-- BEGIN MATERIAL --

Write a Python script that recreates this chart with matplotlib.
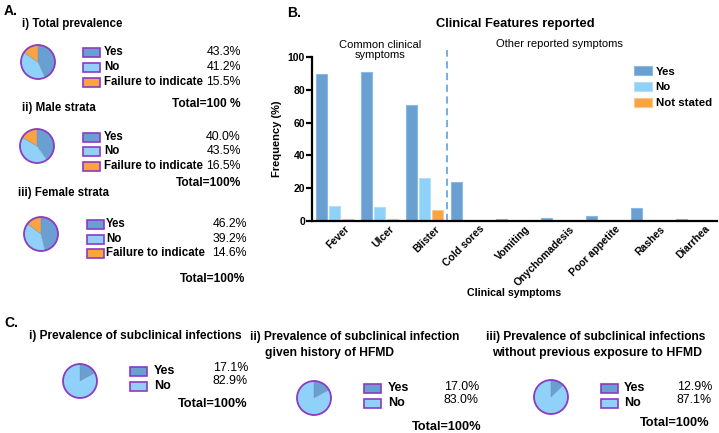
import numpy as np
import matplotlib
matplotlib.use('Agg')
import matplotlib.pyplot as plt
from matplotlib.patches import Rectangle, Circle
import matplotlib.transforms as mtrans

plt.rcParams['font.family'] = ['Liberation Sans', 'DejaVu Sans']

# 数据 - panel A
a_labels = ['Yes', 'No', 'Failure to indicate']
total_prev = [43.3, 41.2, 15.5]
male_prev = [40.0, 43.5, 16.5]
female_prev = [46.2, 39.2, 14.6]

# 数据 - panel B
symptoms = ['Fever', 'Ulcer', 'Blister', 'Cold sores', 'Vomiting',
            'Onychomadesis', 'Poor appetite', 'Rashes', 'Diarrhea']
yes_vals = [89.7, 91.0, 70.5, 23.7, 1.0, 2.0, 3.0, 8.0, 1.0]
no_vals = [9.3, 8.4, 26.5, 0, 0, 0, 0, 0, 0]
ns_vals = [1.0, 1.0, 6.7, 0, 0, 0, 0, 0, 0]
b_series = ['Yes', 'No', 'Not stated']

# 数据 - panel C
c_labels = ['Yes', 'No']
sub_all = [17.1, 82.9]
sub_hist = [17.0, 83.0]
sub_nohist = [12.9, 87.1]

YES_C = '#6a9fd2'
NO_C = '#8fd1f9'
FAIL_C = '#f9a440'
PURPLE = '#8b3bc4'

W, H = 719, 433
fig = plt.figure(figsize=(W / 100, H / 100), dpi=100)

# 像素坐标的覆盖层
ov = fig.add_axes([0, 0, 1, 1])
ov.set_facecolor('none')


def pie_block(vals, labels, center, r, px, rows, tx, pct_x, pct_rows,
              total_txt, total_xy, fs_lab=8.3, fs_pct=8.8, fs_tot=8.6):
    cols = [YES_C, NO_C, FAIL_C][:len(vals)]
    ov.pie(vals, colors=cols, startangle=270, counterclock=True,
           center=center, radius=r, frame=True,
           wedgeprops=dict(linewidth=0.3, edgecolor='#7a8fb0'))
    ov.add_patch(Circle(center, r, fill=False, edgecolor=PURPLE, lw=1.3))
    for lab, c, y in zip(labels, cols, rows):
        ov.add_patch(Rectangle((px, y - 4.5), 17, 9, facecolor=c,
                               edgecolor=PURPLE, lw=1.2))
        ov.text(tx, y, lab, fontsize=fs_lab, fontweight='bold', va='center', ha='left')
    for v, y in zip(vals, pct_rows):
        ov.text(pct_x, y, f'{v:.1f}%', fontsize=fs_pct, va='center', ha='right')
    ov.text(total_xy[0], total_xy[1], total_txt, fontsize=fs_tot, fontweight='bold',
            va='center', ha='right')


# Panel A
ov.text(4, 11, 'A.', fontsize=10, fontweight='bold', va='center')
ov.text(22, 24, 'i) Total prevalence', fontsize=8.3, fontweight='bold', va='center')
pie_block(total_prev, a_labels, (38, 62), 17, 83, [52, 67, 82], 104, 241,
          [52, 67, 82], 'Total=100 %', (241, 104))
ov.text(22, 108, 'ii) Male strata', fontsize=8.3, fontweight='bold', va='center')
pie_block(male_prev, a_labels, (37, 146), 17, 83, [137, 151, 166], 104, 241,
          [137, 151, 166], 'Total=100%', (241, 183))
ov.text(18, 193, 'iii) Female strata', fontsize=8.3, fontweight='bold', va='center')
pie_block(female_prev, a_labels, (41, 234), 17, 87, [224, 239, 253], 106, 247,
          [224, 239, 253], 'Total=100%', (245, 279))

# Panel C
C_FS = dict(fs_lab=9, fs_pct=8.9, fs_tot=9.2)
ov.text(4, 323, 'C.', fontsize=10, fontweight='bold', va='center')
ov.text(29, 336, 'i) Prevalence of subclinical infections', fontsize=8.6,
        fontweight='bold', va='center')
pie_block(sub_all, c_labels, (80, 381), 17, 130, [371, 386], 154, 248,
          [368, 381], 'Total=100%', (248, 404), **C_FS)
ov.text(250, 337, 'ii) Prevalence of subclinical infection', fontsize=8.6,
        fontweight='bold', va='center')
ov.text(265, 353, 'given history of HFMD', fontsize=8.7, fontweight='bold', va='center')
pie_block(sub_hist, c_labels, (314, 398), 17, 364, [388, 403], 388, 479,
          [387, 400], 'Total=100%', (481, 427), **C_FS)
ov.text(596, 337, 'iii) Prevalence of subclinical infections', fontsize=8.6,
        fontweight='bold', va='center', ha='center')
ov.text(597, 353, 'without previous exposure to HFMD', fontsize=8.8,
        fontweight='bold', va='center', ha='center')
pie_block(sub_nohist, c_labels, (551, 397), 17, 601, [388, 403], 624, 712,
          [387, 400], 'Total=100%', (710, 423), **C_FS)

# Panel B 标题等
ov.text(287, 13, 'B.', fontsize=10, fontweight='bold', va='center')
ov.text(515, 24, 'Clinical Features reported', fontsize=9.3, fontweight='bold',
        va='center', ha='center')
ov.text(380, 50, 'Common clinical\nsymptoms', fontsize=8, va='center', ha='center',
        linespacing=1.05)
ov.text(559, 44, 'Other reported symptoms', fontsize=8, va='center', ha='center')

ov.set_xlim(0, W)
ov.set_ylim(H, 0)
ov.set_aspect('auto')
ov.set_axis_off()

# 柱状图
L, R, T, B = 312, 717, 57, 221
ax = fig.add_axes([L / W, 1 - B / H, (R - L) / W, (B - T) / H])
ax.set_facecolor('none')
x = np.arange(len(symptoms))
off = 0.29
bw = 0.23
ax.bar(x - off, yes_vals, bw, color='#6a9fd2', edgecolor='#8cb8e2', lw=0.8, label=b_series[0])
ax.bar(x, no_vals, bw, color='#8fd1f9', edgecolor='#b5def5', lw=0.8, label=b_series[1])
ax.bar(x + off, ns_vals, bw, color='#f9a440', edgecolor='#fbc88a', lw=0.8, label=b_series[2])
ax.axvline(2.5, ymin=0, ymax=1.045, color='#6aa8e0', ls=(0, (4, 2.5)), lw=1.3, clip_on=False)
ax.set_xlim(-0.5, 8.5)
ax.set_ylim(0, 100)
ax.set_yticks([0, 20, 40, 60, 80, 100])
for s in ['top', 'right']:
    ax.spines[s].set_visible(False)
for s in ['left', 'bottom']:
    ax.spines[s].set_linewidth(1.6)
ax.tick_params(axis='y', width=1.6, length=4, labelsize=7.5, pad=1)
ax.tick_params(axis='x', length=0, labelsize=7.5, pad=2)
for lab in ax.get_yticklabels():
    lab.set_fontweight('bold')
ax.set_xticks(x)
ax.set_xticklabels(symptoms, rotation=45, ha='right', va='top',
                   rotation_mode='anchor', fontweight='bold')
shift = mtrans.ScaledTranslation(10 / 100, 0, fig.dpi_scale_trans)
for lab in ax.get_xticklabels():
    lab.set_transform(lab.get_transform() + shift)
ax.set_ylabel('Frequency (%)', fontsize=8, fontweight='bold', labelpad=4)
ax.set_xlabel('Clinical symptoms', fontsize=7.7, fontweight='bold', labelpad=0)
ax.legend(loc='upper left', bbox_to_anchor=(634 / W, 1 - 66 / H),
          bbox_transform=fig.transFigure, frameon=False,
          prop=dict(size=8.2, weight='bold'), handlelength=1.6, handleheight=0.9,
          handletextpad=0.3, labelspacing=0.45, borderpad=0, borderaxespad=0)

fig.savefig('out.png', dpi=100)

-- END MATERIAL --

§ **WHAT IS ASKED**:
Every line should be retyped exactly, with the pictures omitted.

§ **EXERCISE RESULT**:
Write a Python script that recreates this chart with matplotlib.
import numpy as np
import matplotlib
matplotlib.use('Agg')
import matplotlib.pyplot as plt
from matplotlib.patches import Rectangle, Circle
import matplotlib.transforms as mtrans

plt.rcParams['font.family'] = ['Liberation Sans', 'DejaVu Sans']

# 数据 - panel A
a_labels = ['Yes', 'No', 'Failure to indicate']
total_prev = [43.3, 41.2, 15.5]
male_prev = [40.0, 43.5, 16.5]
female_prev = [46.2, 39.2, 14.6]

# 数据 - panel B
symptoms = ['Fever', 'Ulcer', 'Blister', 'Cold sores', 'Vomiting',
            'Onychomadesis', 'Poor appetite', 'Rashes', 'Diarrhea']
yes_vals = [89.7, 91.0, 70.5, 23.7, 1.0, 2.0, 3.0, 8.0, 1.0]
no_vals = [9.3, 8.4, 26.5, 0, 0, 0, 0, 0, 0]
ns_vals = [1.0, 1.0, 6.7, 0, 0, 0, 0, 0, 0]
b_series = ['Yes', 'No', 'Not stated']

# 数据 - panel C
c_labels = ['Yes', 'No']
sub_all = [17.1, 82.9]
sub_hist = [17.0, 83.0]
sub_nohist = [12.9, 87.1]

YES_C = '#6a9fd2'
NO_C = '#8fd1f9'
FAIL_C = '#f9a440'
PURPLE = '#8b3bc4'

W, H = 719, 433
fig = plt.figure(figsize=(W / 100, H / 100), dpi=100)

# 像素坐标的覆盖层
ov = fig.add_axes([0, 0, 1, 1])
ov.set_facecolor('none')


def pie_block(vals, labels, center, r, px, rows, tx, pct_x, pct_rows,
              total_txt, total_xy, fs_lab=8.3, fs_pct=8.8, fs_tot=8.6):
    cols = [YES_C, NO_C, FAIL_C][:len(vals)]
    ov.pie(vals, colors=cols, startangle=270, counterclock=True,
           center=center, radius=r, frame=True,
           wedgeprops=dict(linewidth=0.3, edgecolor='#7a8fb0'))
    ov.add_patch(Circle(center, r, fill=False, edgecolor=PURPLE, lw=1.3))
    for lab, c, y in zip(labels, cols, rows):
        ov.add_patch(Rectangle((px, y - 4.5), 17, 9, facecolor=c,
                               edgecolor=PURPLE, lw=1.2))
        ov.text(tx, y, lab, fontsize=fs_lab, fontweight='bold', va='center', ha='left')
    for v, y in zip(vals, pct_rows):
        ov.text(pct_x, y, f'{v:.1f}%', fontsize=fs_pct, va='center', ha='right')
    ov.text(total_xy[0], total_xy[1], total_txt, fontsize=fs_tot, fontweight='bold',
            va='center', ha='right')


# Panel A
ov.text(4, 11, 'A.', fontsize=10, fontweight='bold', va='center')
ov.text(22, 24, 'i) Total prevalence', fontsize=8.3, fontweight='bold', va='center')
pie_block(total_prev, a_labels, (38, 62), 17, 83, [52, 67, 82], 104, 241,
          [52, 67, 82], 'Total=100 %', (241, 104))
ov.text(22, 108, 'ii) Male strata', fontsize=8.3, fontweight='bold', va='center')
pie_block(male_prev, a_labels, (37, 146), 17, 83, [137, 151, 166], 104, 241,
          [137, 151, 166], 'Total=100%', (241, 183))
ov.text(18, 193, 'iii) Female strata', fontsize=8.3, fontweight='bold', va='center')
pie_block(female_prev, a_labels, (41, 234), 17, 87, [224, 239, 253], 106, 247,
          [224, 239, 253], 'Total=100%', (245, 279))

# Panel C
C_FS = dict(fs_lab=9, fs_pct=8.9, fs_tot=9.2)
ov.text(4, 323, 'C.', fontsize=10, fontweight='bold', va='center')
ov.text(29, 336, 'i) Prevalence of subclinical infections', fontsize=8.6,
        fontweight='bold', va='center')
pie_block(sub_all, c_labels, (80, 381), 17, 130, [371, 386], 154, 248,
          [368, 381], 'Total=100%', (248, 404), **C_FS)
ov.text(250, 337, 'ii) Prevalence of subclinical infection', fontsize=8.6,
        fontweight='bold', va='center')
ov.text(265, 353, 'given history of HFMD', fontsize=8.7, fontweight='bold', va='center')
pie_block(sub_hist, c_labels, (314, 398), 17, 364, [388, 403], 388, 479,
          [387, 400], 'Total=100%', (481, 427), **C_FS)
ov.text(596, 337, 'iii) Prevalence of subclinical infections', fontsize=8.6,
        fontweight='bold', va='center', ha='center')
ov.text(597, 353, 'without previous exposure to HFMD', fontsize=8.8,
        fontweight='bold', va='center', ha='center')
pie_block(sub_nohist, c_labels, (551, 397), 17, 601, [388, 403], 624, 712,
          [387, 400], 'Total=100%', (710, 423), **C_FS)

# Panel B 标题等
ov.text(287, 13, 'B.', fontsize=10, fontweight='bold', va='center')
ov.text(515, 24, 'Clinical Features reported', fontsize=9.3, fontweight='bold',
        va='center', ha='center')
ov.text(380, 50, 'Common clinical\nsymptoms', fontsize=8, va='center', ha='center',
        linespacing=1.05)
ov.text(559, 44, 'Other reported symptoms', fontsize=8, va='center', ha='center')

ov.set_xlim(0, W)
ov.set_ylim(H, 0)
ov.set_aspect('auto')
ov.set_axis_off()

# 柱状图
L, R, T, B = 312, 717, 57, 221
ax = fig.add_axes([L / W, 1 - B / H, (R - L) / W, (B - T) / H])
ax.set_facecolor('none')
x = np.arange(len(symptoms))
off = 0.29
bw = 0.23
ax.bar(x - off, yes_vals, bw, color='#6a9fd2', edgecolor='#8cb8e2', lw=0.8, label=b_series[0])
ax.bar(x, no_vals, bw, color='#8fd1f9', edgecolor='#b5def5', lw=0.8, label=b_series[1])
ax.bar(x + off, ns_vals, bw, color='#f9a440', edgecolor='#fbc88a', lw=0.8, label=b_series[2])
ax.axvline(2.5, ymin=0, ymax=1.045, color='#6aa8e0', ls=(0, (4, 2.5)), lw=1.3, clip_on=False)
ax.set_xlim(-0.5, 8.5)
ax.set_ylim(0, 100)
ax.set_yticks([0, 20, 40, 60, 80, 100])
for s in ['top', 'right']:
    ax.spines[s].set_visible(False)
for s in ['left', 'bottom']:
    ax.spines[s].set_linewidth(1.6)
ax.tick_params(axis='y', width=1.6, length=4, labelsize=7.5, pad=1)
ax.tick_params(axis='x', length=0, labelsize=7.5, pad=2)
for lab in ax.get_yticklabels():
    lab.set_fontweight('bold')
ax.set_xticks(x)
ax.set_xticklabels(symptoms, rotation=45, ha='right', va='top',
                   rotation_mode='anchor', fontweight='bold')
shift = mtrans.ScaledTranslation(10 / 100, 0, fig.dpi_scale_trans)
for lab in ax.get_xticklabels():
    lab.set_transform(lab.get_transform() + shift)
ax.set_ylabel('Frequency (%)', fontsize=8, fontweight='bold', labelpad=4)
ax.set_xlabel('Clinical symptoms', fontsize=7.7, fontweight='bold', labelpad=0)
ax.legend(loc='upper left', bbox_to_anchor=(634 / W, 1 - 66 / H),
          bbox_transform=fig.transFigure, frameon=False,
          prop=dict(size=8.2, weight='bold'), handlelength=1.6, handleheight=0.9,
          handletextpad=0.3, labelspacing=0.45, borderpad=0, borderaxespad=0)

fig.savefig('out.png', dpi=100)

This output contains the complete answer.